The information below is based on the Report of the Secretary-General to the Security Council (S/2020/487) issued on 03 June 2020.
The political and human rights crisis that began in 2015 remains unchanged, with heightened risks of sexual violence facing women and girls, including as a strategy of intimidation and punishment for their perceived political affiliation. The Commission of Inquiry on Burundi recalled, in its latest report, the political context in which crimes have been committed in recent years, including sexual violence (A/HRC/42/49). During the reporting period, a prominent opposition politician, Marie Claire Niyongere, was sexually assaulted and killed. Most of the cases of sexual violence were attributed to the security and intelligence forces and to members of the Imbonerakure, the youth wing of the ruling party.

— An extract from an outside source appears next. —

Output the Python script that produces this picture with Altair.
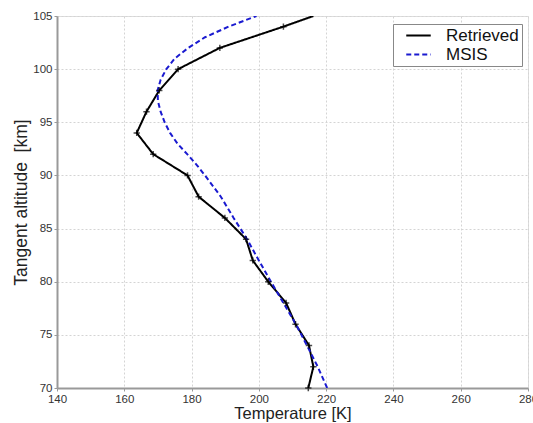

The Imbonerakure operate in both urban and rural areas, and in association with the national security forces, the National Intelligence Service and local authorities. Sexual violence has been committed in survivors’ places of residence, in conjunction with beatings, abductions and the execution of family members. Women have also been raped in the course of their daily livelihood activities, as well as during attempts to flee the country, and in some cases upon their return. The Government has established four one-stop centres to provide comprehensive assistance to survivors of sexual and gender-based violence. Obstacles to human rights monitoring include the closure of independent local non governmental organizations and media outlets not affiliated with the Government. The Government also requested the closure of the OHCHR country office, which took effect in February 2019. The Office of the United Nations High Commissioner for Refugees estimates that more than 367,000 Burundians have sought refuge in neighbouring countries, and the Office for the Coordination of Humanitarian Affairs reports that 1.77 million are in need of humanitarian assistance.
I urge the Government to adopt measures to ensure access to justice for survivors of sexual violence and to hold perpetrators accountable, including members of the security forces and Imbonerakure. I call upon the Government to cooperate with United Nations human rights mechanisms, in particular the Commission of Inquiry.